Yeah the neck always takes the longest...but you have time. By the time you guys are really ready to get her finished, she will have all the coat she needs. Right now it's all about getting her out there and getting used to it all!


----------



## N2Mischief (Dec 3, 2012)

Funny about the bands, the groomer I use has been doing it for over 40 years and groomed for a professional handler for some time. The handler worked with a lot of poodles. Luckily she knows what needs to grow out and what can still safely be trimmed (not much). She just today gave me bands and said to start banding her topknot to get her used to it. Misha is quite fiesty, as I am sure most poodle pups are. I am sure she will protest the band at first. She is quite fearless and outgoing. I think we might have problems keeping her focused on her job and not licking the judge to death!


----------



## mom24doggies (Mar 28, 2011)

N2Mischief said:


> Funny about the bands, the groomer I use has been doing it for over 40 years and groomed for a professional handler for some time. The handler worked with a lot of poodles. Luckily she knows what needs to grow out and what can still safely be trimmed (not much). She just today gave me bands and said to start banding her topknot to get her used to it. Misha is quite fiesty, as I am sure most poodle pups are. I am sure she will protest the band at first. She is quite fearless and outgoing. I think we might have problems keeping her focused on her job and not licking the judge to death!


 Lol that's funny! Yeah just put them in super loose, don't worry about actually holding hair out of her eyes or anything just yet. As she gets used to it you can gather more hair and put them in a little more snugly. 

I can only imagine! Raven wouldn't be able to sit still either, he would want to do some serious licking...would probably put his paws up on the judge too. I wish you were closer, I bet Raven and Misha would be best friends if they met. He loves girls lol...


----------



## outwest (May 1, 2011)

N2Mischief, I sent you a pm about the class. You are only 15 minutes away from it! Small world. I live in Claremont. I hope to see you there. It's fun. One thing - your little girl is WHITE! The class is outside, so she might get dirty....She'll need all her shots before she can attend, but you have loads of time with her to both grow coat and learn about showing her.


----------



## N2Mischief (Dec 3, 2012)

I pm'd you back ....She has only had two sets of vaccines so far and one bordatella. She won't be due for her last vaccine for two more weeks at which time she is also due for her Rabies. Then it is another two weeks after that for the immunity to kick in. Seems like a long time to wait! I did the more conservative vaccines, one at 8 weeks and one at 12 weeks. I can't wait to get her in and start socialization.
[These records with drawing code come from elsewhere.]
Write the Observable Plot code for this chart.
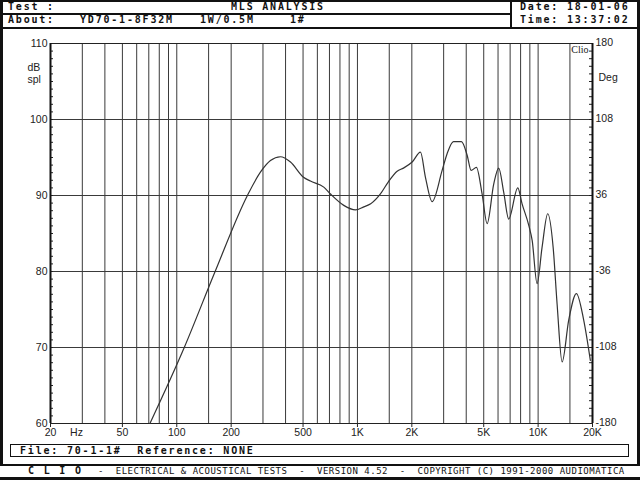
<!DOCTYPE html>
<html><head><meta charset="utf-8">
<script src="https://cdn.jsdelivr.net/npm/d3@7"></script>
<script src="https://cdn.jsdelivr.net/npm/@observablehq/plot@0.6"></script>
<style>
body{margin:0;background:#fff;}
#wrap{position:relative;width:640px;height:480px;overflow:hidden;background:#fff;}
#wrap svg{position:absolute;left:0;top:0;}
.b{position:absolute;background:#111;}
.t{position:absolute;font-family:"DejaVu Sans Mono",monospace;font-weight:bold;font-size:10px;letter-spacing:1.8px;color:#111;white-space:pre;line-height:10px;}
.s{position:absolute;font-family:"DejaVu Sans Mono",monospace;font-size:9px;letter-spacing:0.5px;color:#111;white-space:pre;line-height:9px;}
</style></head><body><div id="wrap"></div>
<script>
// Frequency response (Hz, dB spl)
const freqs = [71,110,163,246,291,330,375,426,503,549,651,709,840,975,1084,1184,1340,1483,1659,1797,2008,2233,2379,2590,2943,3135,3400,3764,4047,4258,4556,4897,5222,5679,6053,6452,6875,7717,8152,8870,9270,9867,10520,11300,12110,12740,13580,14770,16290,17880,19460];
const spl = [60,70,80,90,93.1,94.6,95.1,94.4,92.4,91.9,91.1,90.2,88.7,88.1,88.5,88.9,90.2,91.8,93.2,93.6,94.4,95.7,92.4,89.2,93.3,95.5,97.1,97.1,95.3,93.3,93.7,90.2,86.3,91.5,93.6,90.4,86.9,91.0,88.9,86.1,84.1,78.4,83.2,87.6,83.2,75.7,68.1,73.6,77.1,73.6,68.3];

const xTicks = [20,50,100,200,500,1000,2000,5000,10000,20000];
const xLabels = ["20","50","100","200","500","1K","2K","5K","10K","20K"];
const yTicks = [60,70,80,90,100,110];
const yLabels = ["60","70","80","90","100","110"];
const degLabels = ["-180","-108","-36","36","108","180"];
const gridFreqs = [30,40,50,60,70,80,90,100,150,200,300,400,500,600,700,800,900,1000,1500,2000,3000,4000,5000,6000,7000,8000,9000,10000,15000];
const gridDb = [70,80,90,100];
const minorDb = d3.range(61,110);

const data = freqs.map((f,i)=>({f, db: spl[i]}));
const xTickData = xTicks.map((f,i)=>({f, label: xLabels[i]}));
const yTickData = yTicks.map((v,i)=>({v, label: yLabels[i], deg: degLabels[i]}));

const chart = Plot.plot({
  width: 640, height: 480,
  marginLeft: 50, marginRight: 48, marginTop: 43, marginBottom: 57,
  style: {fontFamily: "'Liberation Sans', Arial, sans-serif", fontSize: "10.5px", color: "#222", background: "transparent", overflow: "visible"},
  x: {type: "log", domain: [20, 20000], axis: null},
  y: {domain: [60, 110], axis: null},
  marks: [
    Plot.ruleX(gridFreqs, {stroke: "#3a3a3a", strokeWidth: 1}),
    Plot.ruleY(gridDb, {stroke: "#3a3a3a", strokeWidth: 1}),
    Plot.ruleY(minorDb, {stroke: "#222", insetRight: 539}),
    Plot.ruleY(minorDb, {stroke: "#222", insetLeft: 539}),
    Plot.frame({stroke: "#222"}),
    Plot.ruleX([20, 20000], {stroke: "#111", strokeWidth: 2}),
    // x ticks and labels
    Plot.ruleX(xTickData, {x: "f", insetTop: 380, insetBottom: -4, stroke: "#222"}),
    Plot.text(xTickData, {x: "f", frameAnchor: "bottom", text: "label", dy: 12.5, fill: "#222"}),
    // y labels (dB left, Deg right)
    Plot.text(yTickData, {y: "v", frameAnchor: "left", text: "label", dx: -3, textAnchor: "end", fill: "#222"}),
    Plot.text(yTickData, {y: "v", frameAnchor: "right", text: "deg", dx: 3, dy: -0.5, textAnchor: "start", fill: "#222"}),
    Plot.line(data, {x: "f", y: "db", curve: "monotone-x", stroke: "#333", strokeWidth: 1.2}),
    Plot.text(["dB"], {frameAnchor: "top-left", text: d => d, dx: -23, dy: 20, textAnchor: "start", fill: "#222"}),
    Plot.text(["spl"], {frameAnchor: "top-left", text: d => d, dx: -23, dy: 32, textAnchor: "start", fill: "#222"}),
    Plot.text(["Deg"], {frameAnchor: "top-right", text: d => d, dx: 6, dy: 30, textAnchor: "start", fill: "#222"}),
    Plot.text(["Hz"], {frameAnchor: "bottom-left", text: d => d, dx: 26, dy: 12.5, textAnchor: "middle", fill: "#222"}),
    Plot.text(["Clio"], {frameAnchor: "top-right", text: d => d, dx: -4, dy: 2, lineAnchor: "top", textAnchor: "end", fontFamily: "'Liberation Serif', serif", fontSize: 10, fill: "#222"})
  ]
});

const wrap = document.getElementById("wrap");
wrap.appendChild(chart);

function box(cls, css, txt){
  const d = document.createElement("div");
  d.className = cls;
  d.style.cssText = css;
  if (txt !== undefined) d.textContent = txt;
  wrap.appendChild(d);
}
// frame lines
box("b","left:0;top:0;width:640px;height:2px;");
box("b","left:0;top:13px;width:510px;height:1.5px;");
box("b","left:0;top:27px;width:640px;height:1.5px;");
box("b","left:510px;top:0;width:1.5px;height:28px;");
box("b","left:0;top:0;width:3px;height:466px;");
box("b","left:637px;top:0;width:3px;height:466px;");
box("b","left:0;top:464px;width:640px;height:2px;");
box("b","left:0;top:477px;width:640px;height:3px;");
box("", "position:absolute;left:10px;top:444px;width:617px;height:11px;border:1.5px solid #111;");
// header text
box("t","left:8px;top:1.5px;","Test :");
box("t","left:231px;top:1.5px;","MLS ANALYSIS");
box("t","left:8px;top:14.5px;","About:");
box("t","left:80px;top:14.5px;","YD70-1-8F32M");
box("t","left:200px;top:14.5px;","1W/0.5M");
box("t","left:290px;top:14.5px;","1#");
box("t","left:520px;top:1.5px;","Date: 18-01-06");
box("t","left:520px;top:14.5px;","Time: 13:37:02");
// footer text
box("t","left:20px;top:445.5px;","File: 70-1-1#  Reference: NONE");
box("t","left:28px;top:466px;","C L I O");
box("s","left:98px;top:467px;","-  ELECTRICAL & ACOUSTICAL TESTS  -  VERSION 4.52  -  COPYRIGHT (C) 1991-2000 AUDIOMATICA");
</script>
</body></html>
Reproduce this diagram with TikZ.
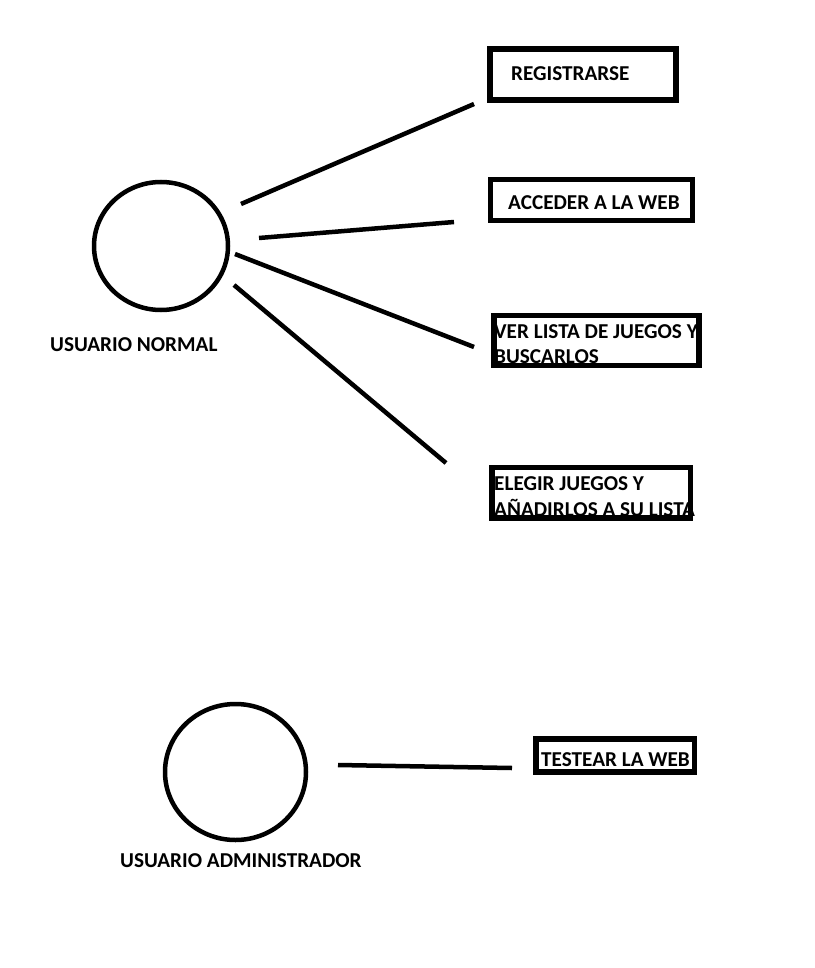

She of course plays with my other dogs and cats, but she needs to meet more dogs and people. So far she has never met a person who she didn't think was her long lost best friend.


----------



## outwest (May 1, 2011)

She'll be in good shape for showing then.  The toys are a bundle of energy in the ring- so cute. There are puppy matches, too. Also, there are UKC shows you can do for practice for fun. They don't cost much, are very small and the judges are helpful. Misha looks really nice in her pictures. I bet she does well.


----------